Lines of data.
◇ ◇ ◇ ◇ ◇
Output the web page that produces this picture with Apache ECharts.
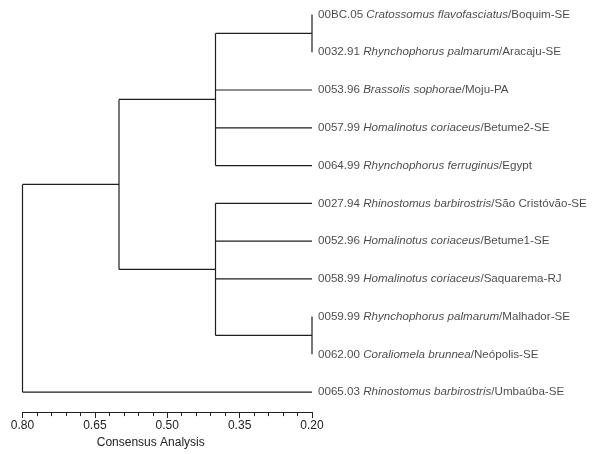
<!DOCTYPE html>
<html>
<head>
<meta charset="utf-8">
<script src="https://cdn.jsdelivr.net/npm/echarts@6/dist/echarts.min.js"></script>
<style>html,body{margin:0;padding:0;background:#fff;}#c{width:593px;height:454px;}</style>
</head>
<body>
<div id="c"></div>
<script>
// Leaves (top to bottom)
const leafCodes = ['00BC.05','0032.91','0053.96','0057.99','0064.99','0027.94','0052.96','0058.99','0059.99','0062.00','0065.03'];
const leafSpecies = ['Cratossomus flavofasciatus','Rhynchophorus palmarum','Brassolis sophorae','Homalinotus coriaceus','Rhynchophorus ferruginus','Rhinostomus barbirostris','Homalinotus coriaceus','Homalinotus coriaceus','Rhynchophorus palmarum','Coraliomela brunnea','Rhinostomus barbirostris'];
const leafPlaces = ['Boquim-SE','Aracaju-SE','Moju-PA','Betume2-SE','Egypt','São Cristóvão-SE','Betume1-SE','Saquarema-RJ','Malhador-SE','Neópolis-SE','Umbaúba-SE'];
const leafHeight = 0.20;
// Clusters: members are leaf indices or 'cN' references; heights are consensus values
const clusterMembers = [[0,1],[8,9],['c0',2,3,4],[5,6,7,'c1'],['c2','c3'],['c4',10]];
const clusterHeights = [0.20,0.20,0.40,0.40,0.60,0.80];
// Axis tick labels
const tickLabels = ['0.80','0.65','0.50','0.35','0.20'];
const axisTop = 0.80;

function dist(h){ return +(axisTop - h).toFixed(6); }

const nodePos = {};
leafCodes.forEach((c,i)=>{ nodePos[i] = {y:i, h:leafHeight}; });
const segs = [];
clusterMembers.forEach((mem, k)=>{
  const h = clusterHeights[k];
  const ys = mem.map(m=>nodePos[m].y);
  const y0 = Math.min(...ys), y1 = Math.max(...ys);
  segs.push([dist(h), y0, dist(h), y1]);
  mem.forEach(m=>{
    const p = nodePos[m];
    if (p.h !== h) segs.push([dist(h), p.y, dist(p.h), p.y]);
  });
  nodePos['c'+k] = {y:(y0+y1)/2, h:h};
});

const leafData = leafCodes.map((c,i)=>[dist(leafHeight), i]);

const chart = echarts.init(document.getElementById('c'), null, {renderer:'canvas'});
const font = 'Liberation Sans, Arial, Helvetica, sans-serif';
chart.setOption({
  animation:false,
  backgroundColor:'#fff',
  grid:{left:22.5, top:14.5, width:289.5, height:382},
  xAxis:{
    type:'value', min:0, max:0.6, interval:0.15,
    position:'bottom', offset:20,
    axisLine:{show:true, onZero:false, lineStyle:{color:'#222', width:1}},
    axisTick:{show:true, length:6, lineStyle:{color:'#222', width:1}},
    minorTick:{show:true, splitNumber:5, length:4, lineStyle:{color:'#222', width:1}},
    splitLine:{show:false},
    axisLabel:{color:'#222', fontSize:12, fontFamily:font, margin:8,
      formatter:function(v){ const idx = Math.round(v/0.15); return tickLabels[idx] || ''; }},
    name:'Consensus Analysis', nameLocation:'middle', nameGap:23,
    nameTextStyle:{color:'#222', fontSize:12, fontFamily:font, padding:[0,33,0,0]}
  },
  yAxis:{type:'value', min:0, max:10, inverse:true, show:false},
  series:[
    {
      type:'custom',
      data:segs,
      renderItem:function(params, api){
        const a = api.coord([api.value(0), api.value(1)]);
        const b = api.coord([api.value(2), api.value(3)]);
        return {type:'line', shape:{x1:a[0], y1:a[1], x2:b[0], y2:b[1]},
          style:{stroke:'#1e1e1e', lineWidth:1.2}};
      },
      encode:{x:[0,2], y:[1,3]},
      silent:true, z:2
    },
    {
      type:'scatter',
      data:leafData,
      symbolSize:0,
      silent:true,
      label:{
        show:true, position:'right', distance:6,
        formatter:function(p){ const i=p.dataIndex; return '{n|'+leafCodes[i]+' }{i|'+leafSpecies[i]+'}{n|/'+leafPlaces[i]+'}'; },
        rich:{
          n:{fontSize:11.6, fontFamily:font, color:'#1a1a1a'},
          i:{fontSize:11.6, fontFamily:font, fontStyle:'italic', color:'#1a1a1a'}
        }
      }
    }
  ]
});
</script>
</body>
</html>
◇ ◇ ◇ ◇ ◇
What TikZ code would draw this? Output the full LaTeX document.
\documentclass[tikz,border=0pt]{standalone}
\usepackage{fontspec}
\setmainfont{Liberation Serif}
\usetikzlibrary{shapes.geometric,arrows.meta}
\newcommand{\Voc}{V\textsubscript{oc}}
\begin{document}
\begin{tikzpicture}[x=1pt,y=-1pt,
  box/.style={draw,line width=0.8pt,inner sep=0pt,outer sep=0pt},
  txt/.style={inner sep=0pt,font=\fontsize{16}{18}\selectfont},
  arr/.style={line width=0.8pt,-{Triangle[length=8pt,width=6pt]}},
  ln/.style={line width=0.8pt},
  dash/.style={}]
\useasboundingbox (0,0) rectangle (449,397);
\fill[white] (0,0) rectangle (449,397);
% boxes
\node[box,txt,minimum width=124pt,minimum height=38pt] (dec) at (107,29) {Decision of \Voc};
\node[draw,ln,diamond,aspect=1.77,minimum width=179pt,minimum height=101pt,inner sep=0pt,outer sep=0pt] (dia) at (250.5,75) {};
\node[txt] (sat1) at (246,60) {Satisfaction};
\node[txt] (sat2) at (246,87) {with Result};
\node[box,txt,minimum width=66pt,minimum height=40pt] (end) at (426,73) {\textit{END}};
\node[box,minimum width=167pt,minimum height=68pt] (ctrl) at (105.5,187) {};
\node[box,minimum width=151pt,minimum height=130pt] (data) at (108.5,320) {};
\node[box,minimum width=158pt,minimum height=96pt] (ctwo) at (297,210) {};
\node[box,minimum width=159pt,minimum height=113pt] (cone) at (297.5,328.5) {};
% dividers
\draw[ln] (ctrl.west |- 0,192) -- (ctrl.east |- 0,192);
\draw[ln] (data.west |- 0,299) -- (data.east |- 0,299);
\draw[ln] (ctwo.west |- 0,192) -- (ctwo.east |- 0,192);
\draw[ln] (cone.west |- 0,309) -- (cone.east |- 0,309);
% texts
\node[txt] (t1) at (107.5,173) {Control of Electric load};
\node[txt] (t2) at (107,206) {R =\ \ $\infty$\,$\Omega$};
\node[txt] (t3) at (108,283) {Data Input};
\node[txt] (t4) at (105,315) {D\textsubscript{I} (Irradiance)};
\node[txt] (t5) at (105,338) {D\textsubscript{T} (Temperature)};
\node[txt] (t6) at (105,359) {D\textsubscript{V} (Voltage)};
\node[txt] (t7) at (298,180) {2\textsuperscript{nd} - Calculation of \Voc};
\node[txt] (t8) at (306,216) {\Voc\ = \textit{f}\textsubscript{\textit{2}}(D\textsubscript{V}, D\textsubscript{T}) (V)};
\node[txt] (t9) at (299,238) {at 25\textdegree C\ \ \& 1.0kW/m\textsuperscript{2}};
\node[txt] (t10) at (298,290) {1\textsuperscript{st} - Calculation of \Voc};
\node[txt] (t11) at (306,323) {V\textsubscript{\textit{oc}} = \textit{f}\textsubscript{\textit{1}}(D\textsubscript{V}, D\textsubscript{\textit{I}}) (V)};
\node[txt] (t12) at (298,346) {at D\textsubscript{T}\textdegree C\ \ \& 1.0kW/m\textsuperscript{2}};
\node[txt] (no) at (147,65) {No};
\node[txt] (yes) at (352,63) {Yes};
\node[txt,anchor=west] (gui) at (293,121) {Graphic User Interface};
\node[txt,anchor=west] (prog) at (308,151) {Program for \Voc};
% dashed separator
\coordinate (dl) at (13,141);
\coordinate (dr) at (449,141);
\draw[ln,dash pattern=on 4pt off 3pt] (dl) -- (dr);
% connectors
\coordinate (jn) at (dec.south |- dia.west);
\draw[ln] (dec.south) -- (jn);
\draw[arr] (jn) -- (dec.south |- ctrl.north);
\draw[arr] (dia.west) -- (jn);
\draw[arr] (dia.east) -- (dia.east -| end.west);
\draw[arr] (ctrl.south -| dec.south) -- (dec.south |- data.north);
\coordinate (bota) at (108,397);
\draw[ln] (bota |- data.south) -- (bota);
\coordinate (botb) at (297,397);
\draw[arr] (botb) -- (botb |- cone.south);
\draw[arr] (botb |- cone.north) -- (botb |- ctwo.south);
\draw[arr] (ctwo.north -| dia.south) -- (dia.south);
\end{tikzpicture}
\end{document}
◇ ◇ ◇ ◇ ◇
Task prompt. Without any pictures, set down the lines from the one holding "Output the web" through the one holding "const leafData = leafCodes.map((c,i)=>[dist(leafHeight), i]);".

Answer to this problem.
Output the web page that produces this picture with Apache ECharts.
<!DOCTYPE html>
<html>
<head>
<meta charset="utf-8">
<script src="https://cdn.jsdelivr.net/npm/echarts@6/dist/echarts.min.js"></script>
<style>html,body{margin:0;padding:0;background:#fff;}#c{width:593px;height:454px;}</style>
</head>
<body>
<div id="c"></div>
<script>
// Leaves (top to bottom)
const leafCodes = ['00BC.05','0032.91','0053.96','0057.99','0064.99','0027.94','0052.96','0058.99','0059.99','0062.00','0065.03'];
const leafSpecies = ['Cratossomus flavofasciatus','Rhynchophorus palmarum','Brassolis sophorae','Homalinotus coriaceus','Rhynchophorus ferruginus','Rhinostomus barbirostris','Homalinotus coriaceus','Homalinotus coriaceus','Rhynchophorus palmarum','Coraliomela brunnea','Rhinostomus barbirostris'];
const leafPlaces = ['Boquim-SE','Aracaju-SE','Moju-PA','Betume2-SE','Egypt','São Cristóvão-SE','Betume1-SE','Saquarema-RJ','Malhador-SE','Neópolis-SE','Umbaúba-SE'];
const leafHeight = 0.20;
// Clusters: members are leaf indices or 'cN' references; heights are consensus values
const clusterMembers = [[0,1],[8,9],['c0',2,3,4],[5,6,7,'c1'],['c2','c3'],['c4',10]];
const clusterHeights = [0.20,0.20,0.40,0.40,0.60,0.80];
// Axis tick labels
const tickLabels = ['0.80','0.65','0.50','0.35','0.20'];
const axisTop = 0.80;

function dist(h){ return +(axisTop - h).toFixed(6); }

const nodePos = {};
leafCodes.forEach((c,i)=>{ nodePos[i] = {y:i, h:leafHeight}; });
const segs = [];
clusterMembers.forEach((mem, k)=>{
  const h = clusterHeights[k];
  const ys = mem.map(m=>nodePos[m].y);
  const y0 = Math.min(...ys), y1 = Math.max(...ys);
  segs.push([dist(h), y0, dist(h), y1]);
  mem.forEach(m=>{
    const p = nodePos[m];
    if (p.h !== h) segs.push([dist(h), p.y, dist(p.h), p.y]);
  });
  nodePos['c'+k] = {y:(y0+y1)/2, h:h};
});

const leafData = leafCodes.map((c,i)=>[dist(leafHeight), i]);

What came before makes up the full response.